LES ETATS-UNIS S’OPPOSENT AU PROJET DE RESOLUTION RELATIF AU MOYEN-ORIENT PRESENTE PAR LA SYRIE
Communiqué de presse CS/2425 |
Conseil de sécurité CS/2425
4681e séance – soir 20 décembre 2002
LES ETATS-UNIS S’OPPOSENT AU PROJET DE RESOLUTION RELATIF
AU MOYEN-ORIENT PRESENTE PAR LA SYRIE
En raison du vote négatif des Etats-Unis, membre permanent du Conseil de sécurité doté du droit de veto, le Conseil de sécurité n’a pas été en mesure, ce soir, d’adopter le projet de résolution relatif à la situation au Moyen-Orient présenté par la République arabe syrienne.
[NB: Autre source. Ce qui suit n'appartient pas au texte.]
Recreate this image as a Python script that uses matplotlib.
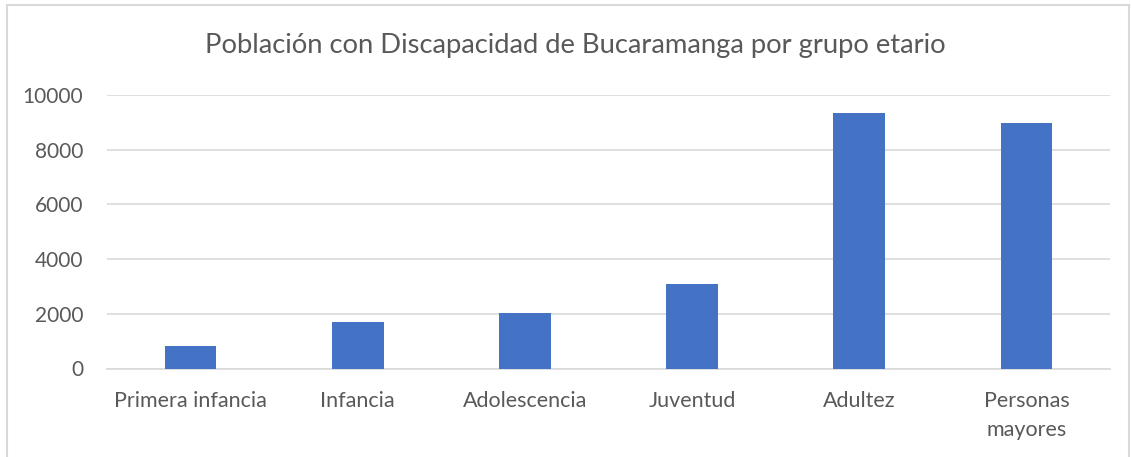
import matplotlib
matplotlib.use("Agg")
import matplotlib.pyplot as plt
from matplotlib.patches import Rectangle

categories = ["Primera infancia", "Infancia", "Adolescencia", "Juventud", "Adultez", "Personas\nmayores"]
values = [812, 1686, 2044, 3079, 9353, 8987]
yticks = [0, 2000, 4000, 6000, 8000, 10000]
title = "Población con Discapacidad de Bucaramanga por grupo etario"

plt.rcParams['font.family'] = ['Lato', 'DejaVu Sans']

W, H = 1131, 457
fig = plt.figure(figsize=(W / 100, H / 100), dpi=100)
ax = fig.add_axes([107 / W, 1 - 368.5 / H, (1110 - 107) / W, (368.5 - 95) / H])

x = list(range(len(categories)))
ax.bar(x, values, width=0.31, color="#4472C4", zorder=3)
ax.set_xlim(-0.5, len(categories) - 0.5)
ax.set_ylim(0, 10000)
ax.set_yticks(yticks)
ax.set_yticklabels([str(v) for v in yticks])
ax.set_xticks(x)
ax.set_xticklabels(categories, linespacing=1.55, va="top")
ax.tick_params(axis="both", length=0, labelcolor="#595959")
ax.tick_params(axis="y", pad=17, labelsize=15)
ax.tick_params(axis="x", pad=16, labelsize=15.5)
ax.grid(axis="y", color="#d9d9d9", linewidth=1.2, zorder=0)
for s in ["top", "right", "left"]:
    ax.spines[s].set_visible(False)
ax.spines["bottom"].set_color("#d9d9d9")
ax.spines["bottom"].set_linewidth(1.2)

fig.text(575 / W, 1 - 45 / H, title, ha="center", va="center", fontsize=19.7, color="#595959")

fig.patches.append(Rectangle((7 / W, -0.01), (1129 - 7) / W, 1 - 5 / H + 0.01,
                             transform=fig.transFigure, fill=False,
                             edgecolor="#d9d9d9", linewidth=1.5))

fig.savefig("out.png", dpi=100)
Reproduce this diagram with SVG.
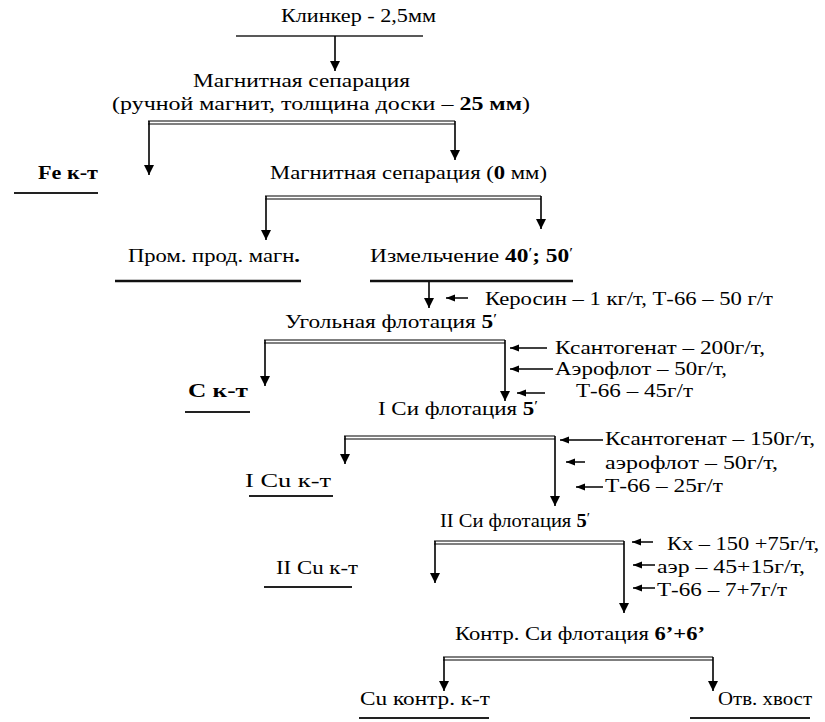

Douze pays ont voté en faveur du texte, deux se sont abstenus (Bulgarie et Cameroun).
Si cette résolution avait été adoptée, le Conseil aurait condamné le fait que les forces d’occupation israéliennes ont tué plusieurs agents de l’Organisation des Nations Unies, dont il y a peu, dans le camp de réfugiés de Djénine, un fonctionnaire recruté sur le plan international. Le Conseil aurait également condamné le fait que les forces d’occupation israéliennes ont détruit de façon gratuite un entrepôt du Programme alimentaire mondial à Beit Lahiya, dans le territoire palestinien occupé, où étaient stockées 537 tonnes de denrées alimentaires qui provenaient de dons et devaient être distribuées à des Palestiniens dans le besoin.
Par ce projet de texte, le Conseil de sécurité exigeait également qu’Israël, puissance occupante, se conforme pleinement aux obligations qui lui incombent en vertu de la quatrième Convention de Genève relative à la protection des civils en temps de guerre, du 12 août 1949, et s’abstienne de faire un usage excessif et disproportionné de la force dans le territoire palestinien occupé.
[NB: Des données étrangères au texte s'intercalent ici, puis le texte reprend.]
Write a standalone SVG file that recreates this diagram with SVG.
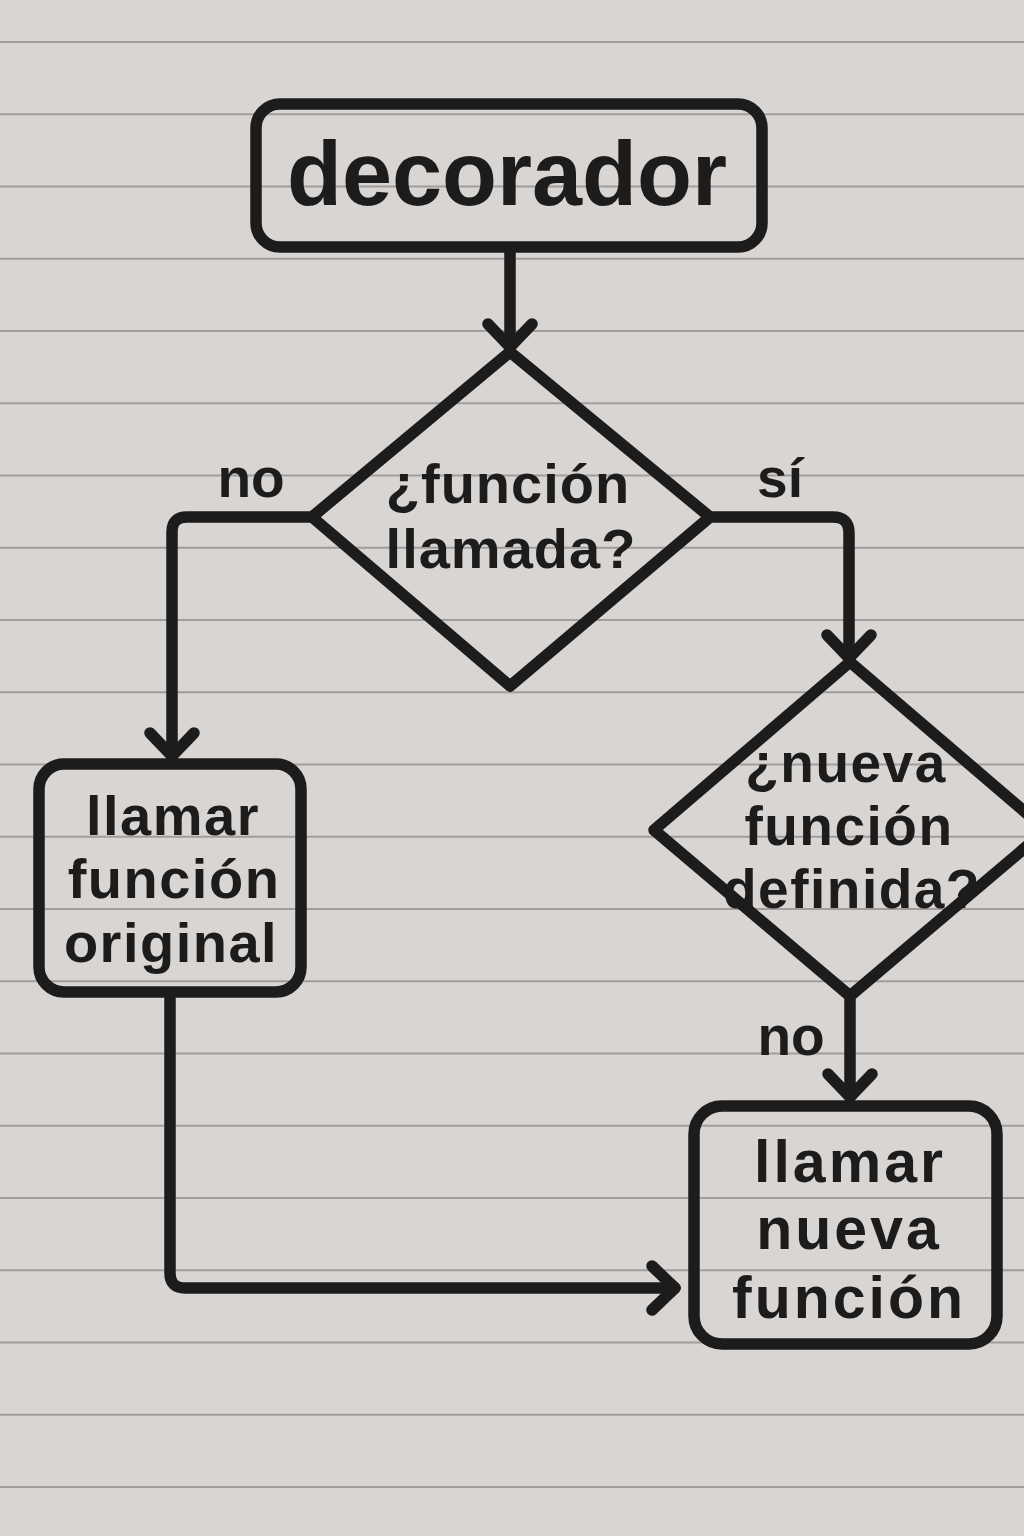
<svg xmlns="http://www.w3.org/2000/svg" width="1024" height="1536" viewBox="0 0 1024 1536">
<defs>
<style>
.paper{stroke:#a19d9c;stroke-width:2}
.shape{fill:none;stroke:#1c1c1c;stroke-width:11.5;stroke-linejoin:round;stroke-linecap:round}
.conn{fill:none;stroke:#1c1c1c;stroke-width:11.5;stroke-linejoin:round;stroke-linecap:round}
.t{font-family:"Liberation Sans",Arial,sans-serif;font-weight:700;fill:#1c1c1c;text-anchor:middle}
</style>
<marker id="arr" markerUnits="userSpaceOnUse" viewBox="-40 -40 60 80" markerWidth="60" markerHeight="80" refX="0" refY="0" orient="auto">
<path d="M-23,-22 L0,0 L-23,22" fill="none" stroke="#1c1c1c" stroke-width="11.5" stroke-linecap="round" stroke-linejoin="round"/>
</marker>
</defs>
<rect width="1024" height="1536" fill="#d9d5d2"/>
<g id="paper-lines">
<line class="paper" x1="0" y1="42" x2="1024" y2="42"/>
<line class="paper" x1="0" y1="114.25" x2="1024" y2="114.25"/>
<line class="paper" x1="0" y1="186.5" x2="1024" y2="186.5"/>
<line class="paper" x1="0" y1="258.75" x2="1024" y2="258.75"/>
<line class="paper" x1="0" y1="331" x2="1024" y2="331"/>
<line class="paper" x1="0" y1="403.25" x2="1024" y2="403.25"/>
<line class="paper" x1="0" y1="475.5" x2="1024" y2="475.5"/>
<line class="paper" x1="0" y1="547.75" x2="1024" y2="547.75"/>
<line class="paper" x1="0" y1="620" x2="1024" y2="620"/>
<line class="paper" x1="0" y1="692.25" x2="1024" y2="692.25"/>
<line class="paper" x1="0" y1="764.5" x2="1024" y2="764.5"/>
<line class="paper" x1="0" y1="836.75" x2="1024" y2="836.75"/>
<line class="paper" x1="0" y1="909" x2="1024" y2="909"/>
<line class="paper" x1="0" y1="981.25" x2="1024" y2="981.25"/>
<line class="paper" x1="0" y1="1053.5" x2="1024" y2="1053.5"/>
<line class="paper" x1="0" y1="1125.75" x2="1024" y2="1125.75"/>
<line class="paper" x1="0" y1="1198" x2="1024" y2="1198"/>
<line class="paper" x1="0" y1="1270.25" x2="1024" y2="1270.25"/>
<line class="paper" x1="0" y1="1342.5" x2="1024" y2="1342.5"/>
<line class="paper" x1="0" y1="1414.75" x2="1024" y2="1414.75"/>
<line class="paper" x1="0" y1="1487" x2="1024" y2="1487"/>
</g>
<g id="connectors">
<path class="conn" d="M510,250 V347" marker-end="url(#arr)"/>
<path class="conn" d="M312,517 H187 Q172,517 172,532 V756" marker-end="url(#arr)"/>
<path class="conn" d="M710,517 H833 Q849,517 849,533 V658" marker-end="url(#arr)"/>
<path class="conn" d="M170,998 V1273 Q170,1288 185,1288 H675" marker-end="url(#arr)"/>
<path class="conn" d="M850,996 V1097" marker-end="url(#arr)"/>
</g>
<g id="labels">
<text class="t" x="251" y="497" font-size="55">no</text>
<text class="t" x="780" y="497" font-size="55">sí</text>
<text class="t" x="791" y="1055" font-size="55">no</text>
</g>
<g id="node-decorador">
<rect class="shape" x="256" y="104" width="506" height="143" rx="24"/>
<text class="t" x="507" y="205" font-size="90">decorador</text>
</g>
<g id="node-funcion-llamada">
<path class="shape" d="M510,352 L710,517 L510,686 L312,517 Z"/>
<text class="t" font-size="56" letter-spacing="1"><tspan x="508" y="503">¿función</tspan><tspan x="511" y="568">llamada?</tspan></text>
</g>
<g id="node-llamar-original">
<rect class="shape" x="39" y="764" width="262" height="228" rx="25"/>
<text class="t" font-size="56" letter-spacing="1.5"><tspan x="173" y="835">llamar</tspan><tspan x="174" y="898">función</tspan><tspan x="171" y="962">original</tspan></text>
</g>
<g id="node-nueva-definida">
<path class="shape" d="M850,662 L1046,830 L850,996 L654,830 Z"/>
<text class="t" font-size="55" letter-spacing="1.5"><tspan x="846" y="782">¿nueva</tspan><tspan x="849" y="845">función</tspan><tspan x="852" y="908">definida?</tspan></text>
</g>
<g id="node-llamar-nueva">
<rect class="shape" x="694" y="1106" width="303" height="238" rx="28"/>
<text class="t" font-size="59" letter-spacing="3"><tspan x="850" y="1182">llamar</tspan><tspan x="849" y="1249">nueva</tspan><tspan x="849" y="1318">función</tspan></text>
</g>
</svg>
Expliquant son opposition au projet de résolution, l’Ambassadeur des Etats-Unis, John Negroponte, a expliqué que ce texte aurait dû contenir une invitation à l'intention de toutes les parties concernées pour qu'elle réduise les menaces qui se posent à la sécurité du personnel humanitaire. Malheureusement, ceux qui sont à l’origine de ce projet de résolution tentent de condamner l’occupation israélienne plutôt que de protéger les fonctionnaires des Nations Unies, ce qui est inapproprié. De plus, l’adoption de cette résolution ne contribue pas à la mise en œuvre de mesures visant à faciliter l’application de la feuille de route du Quartet à laquelle le Président Bush a donné son appui.
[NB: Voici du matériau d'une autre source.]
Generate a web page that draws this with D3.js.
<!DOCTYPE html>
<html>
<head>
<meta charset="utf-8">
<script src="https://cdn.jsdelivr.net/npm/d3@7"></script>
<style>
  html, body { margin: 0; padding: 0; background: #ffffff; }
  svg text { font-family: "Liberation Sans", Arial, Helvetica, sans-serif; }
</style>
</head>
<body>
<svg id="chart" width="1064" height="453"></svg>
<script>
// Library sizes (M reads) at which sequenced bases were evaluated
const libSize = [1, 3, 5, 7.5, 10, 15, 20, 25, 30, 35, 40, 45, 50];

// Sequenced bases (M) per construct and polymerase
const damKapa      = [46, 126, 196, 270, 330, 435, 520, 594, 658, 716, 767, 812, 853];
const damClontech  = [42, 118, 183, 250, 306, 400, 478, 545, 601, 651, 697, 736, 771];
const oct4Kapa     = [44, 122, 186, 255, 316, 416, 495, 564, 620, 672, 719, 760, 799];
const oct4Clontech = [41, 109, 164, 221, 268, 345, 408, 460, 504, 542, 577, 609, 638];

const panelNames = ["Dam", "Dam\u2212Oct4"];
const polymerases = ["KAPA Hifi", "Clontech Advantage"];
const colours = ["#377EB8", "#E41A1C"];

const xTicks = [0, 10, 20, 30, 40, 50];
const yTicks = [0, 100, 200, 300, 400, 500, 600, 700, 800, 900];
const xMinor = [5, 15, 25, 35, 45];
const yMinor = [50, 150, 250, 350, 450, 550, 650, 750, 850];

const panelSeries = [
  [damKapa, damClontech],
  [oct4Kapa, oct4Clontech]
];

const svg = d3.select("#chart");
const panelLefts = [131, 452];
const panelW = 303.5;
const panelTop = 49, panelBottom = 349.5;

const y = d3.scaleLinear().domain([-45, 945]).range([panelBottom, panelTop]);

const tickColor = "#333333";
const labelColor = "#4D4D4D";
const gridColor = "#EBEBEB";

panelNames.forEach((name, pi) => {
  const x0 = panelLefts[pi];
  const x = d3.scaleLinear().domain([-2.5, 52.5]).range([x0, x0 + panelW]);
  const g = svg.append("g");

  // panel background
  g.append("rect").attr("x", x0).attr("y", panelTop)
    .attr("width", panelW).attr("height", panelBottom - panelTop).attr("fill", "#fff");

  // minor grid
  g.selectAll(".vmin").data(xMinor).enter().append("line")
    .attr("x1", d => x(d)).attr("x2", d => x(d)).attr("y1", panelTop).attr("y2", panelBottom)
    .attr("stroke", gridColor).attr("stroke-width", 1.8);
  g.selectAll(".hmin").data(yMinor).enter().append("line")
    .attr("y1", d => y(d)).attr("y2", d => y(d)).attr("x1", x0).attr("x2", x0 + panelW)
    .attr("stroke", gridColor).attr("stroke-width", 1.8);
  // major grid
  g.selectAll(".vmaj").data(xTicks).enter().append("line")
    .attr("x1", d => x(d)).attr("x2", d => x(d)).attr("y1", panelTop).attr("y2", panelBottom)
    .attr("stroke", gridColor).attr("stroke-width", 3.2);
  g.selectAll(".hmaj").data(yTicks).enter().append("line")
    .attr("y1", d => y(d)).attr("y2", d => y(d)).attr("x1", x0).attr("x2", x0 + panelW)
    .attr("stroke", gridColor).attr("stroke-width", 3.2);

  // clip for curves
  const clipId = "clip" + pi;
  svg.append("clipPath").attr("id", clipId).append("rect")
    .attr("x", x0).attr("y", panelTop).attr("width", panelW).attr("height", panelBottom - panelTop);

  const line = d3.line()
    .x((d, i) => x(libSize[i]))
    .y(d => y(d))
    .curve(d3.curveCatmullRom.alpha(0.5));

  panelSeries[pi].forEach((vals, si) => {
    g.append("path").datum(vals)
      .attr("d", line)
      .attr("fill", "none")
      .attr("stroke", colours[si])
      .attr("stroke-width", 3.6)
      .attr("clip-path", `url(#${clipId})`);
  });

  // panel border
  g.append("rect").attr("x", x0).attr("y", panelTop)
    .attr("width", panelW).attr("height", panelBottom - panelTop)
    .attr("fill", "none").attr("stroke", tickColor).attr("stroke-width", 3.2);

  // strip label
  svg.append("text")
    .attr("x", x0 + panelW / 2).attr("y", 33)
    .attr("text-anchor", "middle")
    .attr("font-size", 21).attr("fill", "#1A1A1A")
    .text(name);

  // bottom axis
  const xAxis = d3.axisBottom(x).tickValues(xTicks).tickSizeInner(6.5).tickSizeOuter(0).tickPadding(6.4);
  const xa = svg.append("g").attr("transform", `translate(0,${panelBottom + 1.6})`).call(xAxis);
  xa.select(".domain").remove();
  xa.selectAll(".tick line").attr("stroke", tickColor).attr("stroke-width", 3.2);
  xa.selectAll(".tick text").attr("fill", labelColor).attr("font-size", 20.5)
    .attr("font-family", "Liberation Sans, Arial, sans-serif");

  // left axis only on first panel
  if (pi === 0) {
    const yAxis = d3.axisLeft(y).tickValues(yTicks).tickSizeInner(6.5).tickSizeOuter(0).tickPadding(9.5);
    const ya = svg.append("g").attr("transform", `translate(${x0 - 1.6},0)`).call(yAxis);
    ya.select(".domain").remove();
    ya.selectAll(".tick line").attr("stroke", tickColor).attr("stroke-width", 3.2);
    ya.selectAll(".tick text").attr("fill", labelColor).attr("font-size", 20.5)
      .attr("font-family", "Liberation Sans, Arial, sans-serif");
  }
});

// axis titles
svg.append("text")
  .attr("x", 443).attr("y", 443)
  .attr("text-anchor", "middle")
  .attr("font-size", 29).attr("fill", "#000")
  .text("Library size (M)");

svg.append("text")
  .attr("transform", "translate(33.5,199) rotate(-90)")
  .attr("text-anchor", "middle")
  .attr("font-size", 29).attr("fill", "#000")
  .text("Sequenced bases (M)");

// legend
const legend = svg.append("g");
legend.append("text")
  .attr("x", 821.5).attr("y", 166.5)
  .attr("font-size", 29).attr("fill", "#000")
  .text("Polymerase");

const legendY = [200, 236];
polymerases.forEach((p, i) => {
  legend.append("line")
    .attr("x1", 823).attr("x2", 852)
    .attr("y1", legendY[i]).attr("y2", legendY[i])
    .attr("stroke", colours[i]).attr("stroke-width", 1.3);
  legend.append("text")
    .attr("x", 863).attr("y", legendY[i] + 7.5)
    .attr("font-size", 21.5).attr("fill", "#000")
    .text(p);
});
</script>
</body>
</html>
LA SITUATION AU MOYEN-ORIENT, Y COMPRIS LA QUESTION DE PALESTINE
Projet de résolution S/2002/1385
Le Conseil de sécurité,
Réaffirmant ses résolutions 242 (1967) du 22 novembre 1967, 338 (1973) du 22 octobre 1973, 1397 (2002) du 12 mars 2002, 1402 (2002) du 30 mars 2002, 1403 (2002) du 4 avril 2002 et 1435 (2002) du 24 septembre 2002, ainsi que les déclarations de son président en date du 10 avril 2002 et du 18 juillet 2002,
Se déclarant à nouveau profondément préoccupé par les événements tragiques et violents qui se déroulent depuis septembre 2000 et par la détérioration constante de la situation,
Exprime sa vive préoccupation devant le fait que les forces d’occupation israéliennes ont tué plusieurs agents de l’Organisation des Nations Unies, dont, il y a peu, dans le camp de réfugiés de Djénine, un fonctionnaire recruté sur le plan international,
Exprime sa profonde préoccupation devant le fait que les forces d’occupation israéliennes ont détruit de façon gratuite un entrepôt du Programme alimentaire mondial à Beit Lahiya, dans le territoire palestinien occupé, où étaient stockées 537 tonnes de denrées alimentaires qui provenaient de dons et devaient être distribuées à des Palestiniens dans le besoin,
Rappelant la protection reconnue aux installations de ce type en vertu du droit international humanitaire,
1.Condamne les actes susmentionnés qui se sont soldés par des morts et des destructions;
2.Exige qu’Israël, puissance occupante, se conforme pleinement aux obligations qui lui incombent en vertu de la quatrième Convention de Genève relative à la protection des personnes civiles en temps de guerre, du 12 août 1949, et s’abstienne de faire un usage excessif et disproportionné de la force dans le territoire palestinien occupé;
3.Prie le Secrétaire général de l’informer de toute évolution de la situation.
Explications de position
M. JOHN NEGROPONTE (Etats-Unis) a déclaré que pour son pays, les incidents ayant causé la mort de plusieurs fonctionnaires et la destruction d’un entrepôt du Programme alimentaire mondial sont des faits d’une très grande gravité. Nous avons demandé à Israël de faire la lumière sur ces incidents. Cette résolution aurait dû toutefois inviter toutes les parties concernées à minimiser les menaces qui se posent à la sécurité du personnel humanitaire. Malheureusement, ce texte ne le fait pas. Ceux qui sont à l’origine de ce projet de résolution tentent plutôt de condamner l’occupation israélienne et non pas de protéger les fonctionnaires des Nations Unies, ce qui est inapproprié. En début de journée, le Président Bush a exprimé son ferme appui à la feuille de route du Quartet qui reflète sa vision de deux Etats vivant côte à côte dans des frontières sûres et reconnues. L’adoption de cette résolution ne contribuera pas à la mise en œuvre de mesures visant à faciliter l’application de la feuille de route. Nous étions prêts à nous engager dans des discussions sérieuses avec les autres membres du Conseil sur un texte ralliant le compromis et nous avions, à cet effet, fait circuler un texte qui abordait tous les points pertinents. Nous avions indiqué notre intention de présenter ce texte la semaine prochaine mais les auteurs du texte présenté aujourd’hui ont préféré insister sur un vote hâtif. C’est avec regret que nous allons voter contre ce projet de résolution. .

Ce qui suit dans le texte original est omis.